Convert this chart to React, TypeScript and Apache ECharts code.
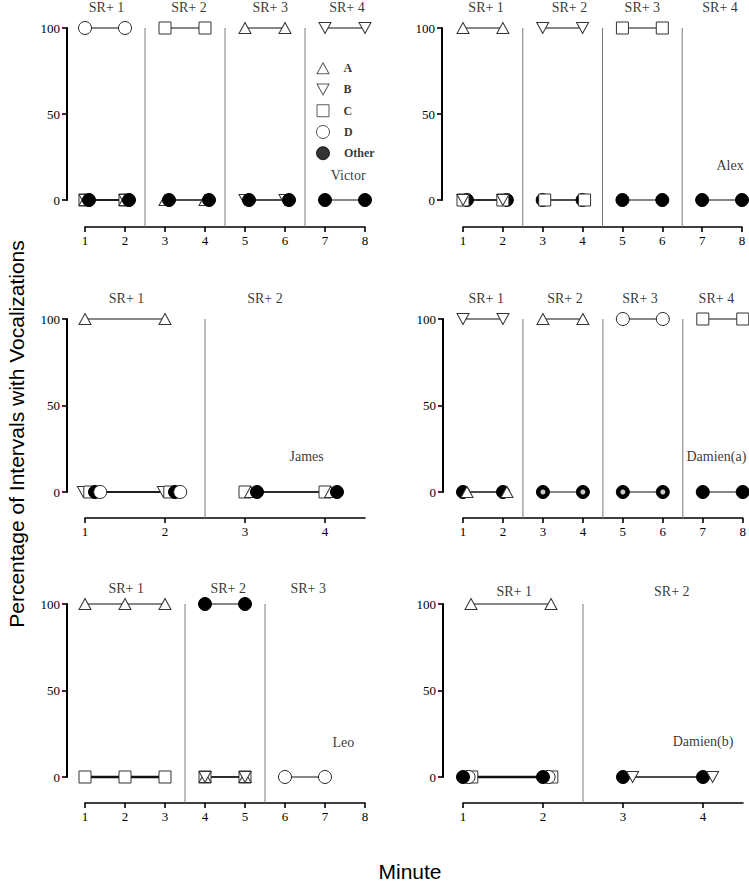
import React, { useEffect, useRef } from "react";
import * as echarts from "echarts";

type Pt = [number, number] | null;

const legendNames = ["A", "B", "C", "D", "Other"];
const minuteTicks8 = [1, 2, 3, 4, 5, 6, 7, 8];
const minuteTicks4 = [1, 2, 3, 4];
const percentTicks = [0, 50, 100];

const phases4 = ["SR+ 1", "SR+ 2", "SR+ 3", "SR+ 4"];
const phases3 = ["SR+ 1", "SR+ 2", "SR+ 3"];
const phases2 = ["SR+ 1", "SR+ 2"];

// Victor
const victorA: Pt[] = [[1, 0], [2, 0], null, [3, 0], [4, 0], null, [5, 100], [6, 100]];
const victorB: Pt[] = [[1, 0], [2, 0], null, [5, 0], [6, 0], null, [7, 100], [8, 100]];
const victorC: Pt[] = [[1, 0], [2, 0], null, [3, 100], [4, 100]];
const victorD: Pt[] = [[1, 100], [2, 100]];
const victorOther: Pt[] = [[1.1, 0], [2.1, 0], null, [3.1, 0], [4.1, 0], null, [5.1, 0], [6.1, 0], null, [7, 0], [8, 0]];

// Alex
const alexA: Pt[] = [[1, 100], [2, 100]];
const alexB: Pt[] = [[1, 0], [2, 0], null, [3, 100], [4, 100]];
const alexC: Pt[] = [[1, 0], [2, 0], null, [3.05, 0], [4.05, 0], null, [5, 100], [6, 100]];
const alexOther: Pt[] = [[1.1, 0], [2.1, 0], null, [3, 0], [4, 0], null, [5, 0], [6, 0], null, [7, 0], [8, 0]];

// James
const jamesA: Pt[] = [[1, 100], [2, 100], null, [3.07, 0], [4.07, 0]];
const jamesB: Pt[] = [[0.98, 0], [1.98, 0]];
const jamesC: Pt[] = [[1.06, 0], [2.06, 0], null, [3, 0], [4, 0]];
const jamesD: Pt[] = [[1.19, 0], [2.19, 0]];
const jamesOther: Pt[] = [[1.125, 0], [2.125, 0], null, [3.15, 0], [4.15, 0]];

// Damien (a)
const damienAA: Pt[] = [[1.1, 0], [2.1, 0], null, [3, 100], [4, 100]];
const damienAB: Pt[] = [[1, 100], [2, 100]];
const damienAC: Pt[] = [[7, 100], [8, 100]];
const damienAD: Pt[] = [[5, 100], [6, 100]];
const damienAOther: Pt[] = [[1, 0], [2, 0], null, [3, 0], [4, 0], null, [5, 0], [6, 0], null, [7, 0], [8, 0]];
const damienAOverlap: Pt[] = [[3, 0], [4, 0], null, [5, 0], [6, 0]];

// Leo
const leoA: Pt[] = [[1, 100], [2, 100], [3, 100], null, [4, 0], [5, 0]];
const leoB: Pt[] = [[4, 0], [5, 0]];
const leoC: Pt[] = [[1, 0], [2, 0], [3, 0], null, [4, 0], [5, 0]];
const leoD: Pt[] = [[6, 0], [7, 0]];
const leoOther: Pt[] = [[4, 100], [5, 100]];

// Damien (b)
const damienBA: Pt[] = [[1.1, 100], [2.1, 100]];
const damienBB: Pt[] = [[3.12, 0], [4.12, 0]];
const damienBC: Pt[] = [[1.11, 0], [2.11, 0]];
const damienBD: Pt[] = [[1.07, 0], [2.07, 0]];
const damienBOther: Pt[] = [[1, 0], [2, 0], null, [3, 0], [4, 0]];

const SERIF = '"Liberation Serif", "Times New Roman", serif';
const SANS = '"Liberation Sans", Arial, sans-serif';

const SYM: Record<string, { symbol: string; size: any; fill: string; border: string }> = {
  A: { symbol: "triangle", size: [12, 11], fill: "#fff", border: "#333" },
  B: { symbol: "path://M0,0L10,0L5,9Z", size: [12, 11], fill: "#fff", border: "#333" },
  C: { symbol: "rect", size: [12, 12], fill: "#fff", border: "#333" },
  D: { symbol: "circle", size: 13, fill: "#fff", border: "#222" },
  Other: { symbol: "circle", size: 13, fill: "#000", border: "#000" },
};

type Panel = {
  name: string;
  left: number; top: number; width: number; height: number;
  xMax: number; ticks: number[];
  yOffset: number; xOffset: number;
  seps: number[];
  phases: string[]; phaseX: number[]; phaseY: number;
  nameX: number; nameY: number;
  data: [string, Pt[]][];
  thick?: Record<string, number[]>;
  overlap?: Pt[];
  legend?: boolean;
};

const panels: Panel[] = [
  {
    name: "Victor", left: 85, top: 28, width: 280, height: 172, xMax: 8, ticks: minuteTicks8,
    yOffset: 18, xOffset: 27, seps: [2.5, 4.5, 6.5],
    phases: phases4, phaseX: [1.54, 3.6, 5.63, 7.55], phaseY: 112, nameX: 7.58, nameY: 14.5,
    data: [["C", victorC], ["A", victorA], ["B", victorB], ["D", victorD], ["Other", victorOther]],
    legend: true,
  },
  {
    name: "Alex", left: 463, top: 28, width: 279, height: 172, xMax: 8, ticks: minuteTicks8,
    yOffset: 21, xOffset: 27, seps: [2.5, 4.5, 6.5],
    phases: phases4, phaseX: [1.58, 3.67, 5.5, 7.45], phaseY: 112, nameX: 7.7, nameY: 20.3,
    data: [["Other", alexOther], ["C", alexC], ["B", alexB], ["A", alexA]],
  },
  {
    name: "James", left: 85, top: 319, width: 280, height: 173, xMax: 4.5, ticks: minuteTicks4,
    yOffset: 18, xOffset: 26, seps: [2.5],
    phases: phases2, phaseX: [1.52, 3.25], phaseY: 112, nameX: 3.77, nameY: 20.4,
    data: [["B", jamesB], ["C", jamesC], ["A", jamesA], ["Other", jamesOther], ["D", jamesD]],
  },
  {
    name: "Damien(a)", left: 463, top: 319, width: 280, height: 173, xMax: 8, ticks: minuteTicks8,
    yOffset: 20, xOffset: 26, seps: [2.5, 4.5, 6.5],
    phases: phases4, phaseX: [1.58, 3.55, 5.43, 7.34], phaseY: 112, nameX: 7.34, nameY: 20.4,
    data: [["Other", damienAOther], ["A", damienAA], ["B", damienAB], ["C", damienAC], ["D", damienAD]],
    overlap: damienAOverlap,
  },
  {
    name: "Leo", left: 85, top: 604, width: 280, height: 173, xMax: 8, ticks: minuteTicks8,
    yOffset: 18, xOffset: 26, seps: [3.5, 5.5],
    phases: phases3, phaseX: [2.03, 4.58, 6.58], phaseY: 109, nameX: 7.46, nameY: 20,
    data: [["D", leoD], ["C", leoC], ["A", leoA], ["B", leoB], ["Other", leoOther]],
    thick: { C: [0] },
  },
  {
    name: "Damien(b)", left: 463, top: 604, width: 280, height: 173, xMax: 4.5, ticks: minuteTicks4,
    yOffset: 20, xOffset: 26, seps: [2.5],
    phases: phases2, phaseX: [1.64, 3.61], phaseY: 107, nameX: 4.0, nameY: 20.4,
    data: [["C", damienBC], ["D", damienBD], ["A", damienBA], ["Other", damienBOther], ["B", damienBB]],
    thick: { Other: [0] },
  },
];

function splitSegments(pts: Pt[]): [number, number][][] {
  const segs: [number, number][][] = [];
  let cur: [number, number][] = [];
  pts.forEach((p) => {
    if (p === null) {
      if (cur.length) segs.push(cur);
      cur = [];
    } else cur.push(p);
  });
  if (cur.length) segs.push(cur);
  return segs;
}

function buildOption() {
  const grid: any[] = [];
  const xAxis: any[] = [];
  const yAxis: any[] = [];
  const series: any[] = [];

  panels.forEach((p, i) => {
    grid.push({ left: p.left, top: p.top, width: p.width, height: p.height });
    xAxis.push({
      gridIndex: i, type: "value", min: 1, max: p.xMax, interval: 1, offset: p.xOffset,
      axisLine: { show: true, onZero: false, lineStyle: { color: "#000", width: 1.6 } },
      axisTick: { show: true, length: 5, customValues: p.ticks, lineStyle: { color: "#000", width: 1.6 } },
      axisLabel: { customValues: p.ticks, margin: 7, fontFamily: SERIF, fontSize: 13, color: "#000" },
      splitLine: { show: false },
    });
    yAxis.push({
      gridIndex: i, type: "value", min: 0, max: 100, interval: 50, offset: p.yOffset,
      axisLine: { show: true, onZero: false, lineStyle: { color: "#000", width: 2 } },
      axisTick: { show: true, length: 5, lineStyle: { color: "#000", width: 1.6 } },
      axisLabel: { margin: 7, fontFamily: SERIF, fontSize: 13, color: "#000" },
      splitLine: { show: false },
    });

    // y-axis spine and ticks, drawn as line series through the panel's scales
    const pxPerUnit = p.width / (p.xMax - 1);
    const spineX = 1 - p.yOffset / pxPerUnit;
    const tickX = spineX - 5 / pxPerUnit;
    series.push({
      type: "line", xAxisIndex: i, yAxisIndex: i, silent: true, z: 6, clip: false,
      symbol: "none", showSymbol: false,
      data: [[spineX, 0], [spineX, 100]],
      lineStyle: { color: "#000", width: 2 },
    });
    percentTicks.forEach((t) => {
      series.push({
        type: "line", xAxisIndex: i, yAxisIndex: i, silent: true, z: 6, clip: false,
        symbol: "none", showSymbol: false,
        data: [[tickX, t], [spineX, t]],
        lineStyle: { color: "#000", width: 1.6 },
      });
    });

    // phase separators
    const off = p.xOffset;
    series.push({
      type: "custom", xAxisIndex: i, yAxisIndex: i, silent: true, z: 1,
      data: p.seps.map((x) => [x, 100]),
      renderItem: (_params: any, api: any) => {
        const top = api.coord([api.value(0), 100]);
        const bot = api.coord([api.value(0), 0]);
        return {
          type: "line",
          shape: { x1: top[0], y1: top[1], x2: bot[0], y2: bot[1] + off },
          style: { stroke: "#7a7a7a", lineWidth: 1 },
        };
      },
    });

    // connecting lines
    p.data.forEach(([sym, pts]) => {
      splitSegments(pts).forEach((seg, si) => {
        const thick = p.thick && p.thick[sym] && p.thick[sym].includes(si);
        series.push({
          type: "line", name: sym, xAxisIndex: i, yAxisIndex: i, silent: true, z: 2,
          data: seg, showSymbol: false, symbol: "none", clip: false,
          lineStyle: { color: "#111", width: thick ? 2.4 : 1.2 },
        });
      });
    });

    // symbols
    p.data.forEach(([sym, pts]) => {
      const s = SYM[sym];
      series.push({
        type: "scatter", name: sym, xAxisIndex: i, yAxisIndex: i, silent: true, z: 3, clip: false,
        data: pts.filter((q) => q !== null),
        symbol: s.symbol, symbolSize: s.size,
        itemStyle: { color: s.fill, borderColor: s.border, borderWidth: 1, opacity: 1 },
      });
    });

    if (p.overlap) {
      series.push({
        type: "scatter", name: "overlap", xAxisIndex: i, yAxisIndex: i, silent: true, z: 4, clip: false,
        data: p.overlap.filter((q) => q !== null),
        symbol: "circle", symbolSize: 5,
        itemStyle: { color: "#fff", borderWidth: 0 },
      });
    }

    // phase labels + participant name
    series.push({
      type: "scatter", xAxisIndex: i, yAxisIndex: i, silent: true, z: 5, clip: false,
      symbolSize: 0,
      data: [
        ...p.phases.map((t, k) => ({ name: t, value: [p.phaseX[k], p.phaseY] })),
        { name: p.name, value: [p.nameX, p.nameY] },
      ],
      label: { show: true, position: "inside", formatter: "{b}", fontFamily: SERIF, fontSize: 14, color: "#000" },
    });

    if (p.legend) {
      legendNames.forEach((nm, k) => {
        const s = SYM[nm];
        series.push({
          type: "scatter", xAxisIndex: i, yAxisIndex: i, silent: true, z: 5, clip: false,
          data: [{ name: nm, value: [6.95, 76.6 - k * 12.35] }],
          symbol: s.symbol, symbolSize: s.size,
          itemStyle: { color: s.fill, borderColor: s.border, borderWidth: 1 },
          label: {
            show: true, position: "right", distance: 14, formatter: "{b}",
            fontFamily: SERIF, fontSize: 12, fontWeight: "bold", color: "#000",
          },
        });
      });
    }
  });

  const graphic = [
    {
      type: "text", x: 16, y: 434, rotation: Math.PI / 2, silent: true,
      style: {
        text: "Percentage of Intervals with Vocalizations",
        font: `21px ${SANS}`, fill: "#000", textAlign: "center", textVerticalAlign: "middle",
      },
    },
    {
      type: "text", x: 410, y: 871, silent: true,
      style: {
        text: "Minute", font: `21px ${SANS}`, fill: "#000", textAlign: "center", textVerticalAlign: "middle",
      },
    },
  ];

  return { animation: false, grid, xAxis, yAxis, series, graphic };
}

export default function App() {
  const ref = useRef<HTMLDivElement>(null);
  useEffect(() => {
    if (!ref.current) return;
    const chart = echarts.init(ref.current, undefined, { renderer: "svg" });
    chart.setOption(buildOption() as any);
    return () => chart.dispose();
  }, []);
  return <div ref={ref} style={{ position: "absolute", left: 0, top: 0, width: 749, height: 882 }} />;
}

Task goal ▸ Every line from the top of the material above through the line with "type Pt = [number, number] | null;" should be duplicated exactly, please; leave out the pictures.

Answer below ▸
Convert this chart to React, TypeScript and Apache ECharts code.
import React, { useEffect, useRef } from "react";
import * as echarts from "echarts";

type Pt = [number, number] | null;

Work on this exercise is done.